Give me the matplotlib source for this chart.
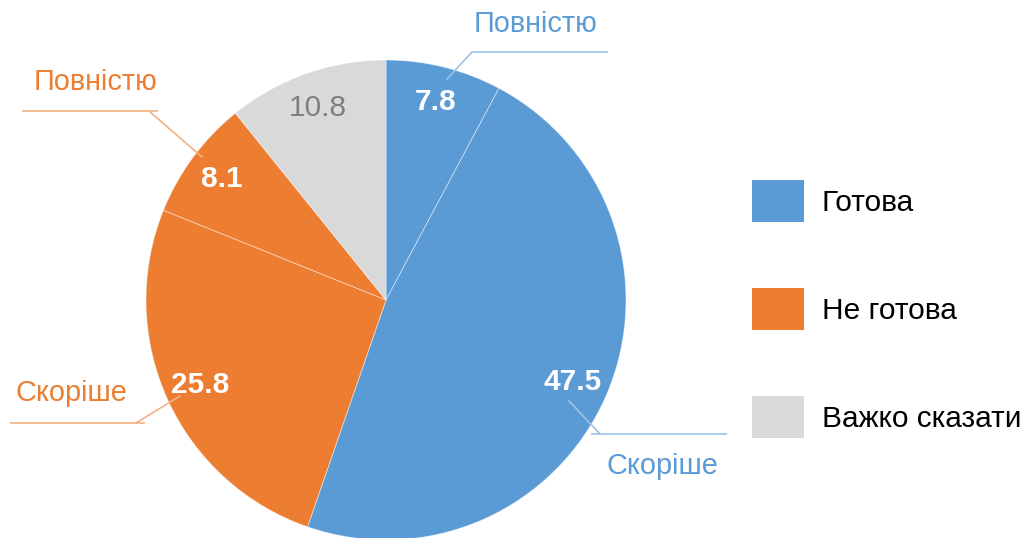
import matplotlib
matplotlib.use("Agg")
import matplotlib.pyplot as plt
import numpy as np

# ---- data ----
slice_values = [7.8, 47.5, 25.8, 8.1, 10.8]
slice_groups = ["Готова", "Готова", "Не готова", "Не готова", "Важко сказати"]
slice_sublabels = ["Повністю", "Скоріше", "Скоріше", "Повністю", None]
legend_labels = ["Готова", "Не готова", "Важко сказати"]

# ---- style ----
group_colors = {"Готова": "#5B9BD5", "Не готова": "#ED7D31", "Важко сказати": "#D9D9D9"}
leader_colors = {"Готова": "#9DC3E6", "Не готова": "#F4B183"}
value_text_colors = {"Готова": "white", "Не готова": "white", "Важко сказати": "#7F7F7F"}
value_weights = {"Готова": "bold", "Не готова": "bold", "Важко сказати": "normal"}

plt.rcParams['font.family'] = ['Liberation Sans', 'DejaVu Sans']

W, H = 1024, 538
fig = plt.figure(figsize=(W / 100, H / 100), dpi=100)
ax = fig.add_axes([0, 0, 1, 1])

def py(y):
    return H - y

cx, cy, R = 386, py(300), 240
colors = [group_colors[g] for g in slice_groups]
wedges, _ = ax.pie(slice_values, colors=colors, startangle=90, counterclock=False,
                   center=(cx, cy), radius=R, frame=True,
                   wedgeprops=dict(edgecolor=(1, 1, 1, 0.5), linewidth=0.6))
ax.set_xlim(0, W)
ax.set_ylim(0, H)
ax.set_aspect('equal')
ax.axis('off')

fs_val = 21.5
fs_sub = 20.8
fs_leg = 21.5
for w, v, g in zip(wedges, slice_values, slice_groups):
    ang = np.deg2rad((w.theta1 + w.theta2) / 2)
    x = cx + 0.85 * R * np.cos(ang)
    y = cy + 0.85 * R * np.sin(ang)
    ax.text(x, y, f"{v}", ha='center', va='center', fontsize=fs_val,
            color=value_text_colors[g], fontweight=value_weights[g])

# category sub-labels with leader lines (annotation layout, pixel positions)
sub_layout = [
    dict(text=(535, 24), hline=(472, 608, 52), elbow=472, anchor=(447, 79)),
    dict(text=(662, 466), hline=(591, 727, 434), elbow=600, anchor=(569, 401)),
    dict(text=(71, 393), hline=(10, 145, 423), elbow=136, anchor=(180, 396)),
    dict(text=(95, 82), hline=(22, 158, 111), elbow=149, anchor=(202, 157)),
]
for lab, g, lay in zip(slice_sublabels, slice_groups, sub_layout):
    if lab is None:
        continue
    c = group_colors[g]
    lc = leader_colors[g]
    tx, ty = lay['text']
    ax.text(tx, py(ty), lab, ha='center', va='center', fontsize=fs_sub, color=c)
    x0, x1, hy = lay['hline']
    ax.plot([x0, x1], [py(hy), py(hy)], color=lc, lw=1.2, solid_capstyle='butt')
    ax.plot([lay['elbow'], lay['anchor'][0]], [py(hy), py(lay['anchor'][1])],
            color=lc, lw=1.2)

# legend
from matplotlib.patches import Patch
fpx = fs_leg * 100 / 72
handles = [Patch(facecolor=group_colors[l], edgecolor='none') for l in legend_labels]
leg = fig.legend(handles, legend_labels, loc='upper left',
                 bbox_to_anchor=(752 / W, 1 - 180 / H), frameon=False,
                 fontsize=fs_leg, handlelength=52 / fpx, handleheight=1.87 * 28.5 / fpx,
                 handletextpad=0.6, labelspacing=2.21,
                 borderpad=0, borderaxespad=0)

fig.savefig("out.png", dpi=100)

* * * * * * * * *

■ PROBLEM ■
Pictures are excluded: retype only the lines from the beginning of the listing above through the line with "return H - y", both included.

■ RESPONSE TO THE EXERCISE ■
Give me the matplotlib source for this chart.
import matplotlib
matplotlib.use("Agg")
import matplotlib.pyplot as plt
import numpy as np

# ---- data ----
slice_values = [7.8, 47.5, 25.8, 8.1, 10.8]
slice_groups = ["Готова", "Готова", "Не готова", "Не готова", "Важко сказати"]
slice_sublabels = ["Повністю", "Скоріше", "Скоріше", "Повністю", None]
legend_labels = ["Готова", "Не готова", "Важко сказати"]

# ---- style ----
group_colors = {"Готова": "#5B9BD5", "Не готова": "#ED7D31", "Важко сказати": "#D9D9D9"}
leader_colors = {"Готова": "#9DC3E6", "Не готова": "#F4B183"}
value_text_colors = {"Готова": "white", "Не готова": "white", "Важко сказати": "#7F7F7F"}
value_weights = {"Готова": "bold", "Не готова": "bold", "Важко сказати": "normal"}

plt.rcParams['font.family'] = ['Liberation Sans', 'DejaVu Sans']

W, H = 1024, 538
fig = plt.figure(figsize=(W / 100, H / 100), dpi=100)
ax = fig.add_axes([0, 0, 1, 1])

def py(y):
    return H - y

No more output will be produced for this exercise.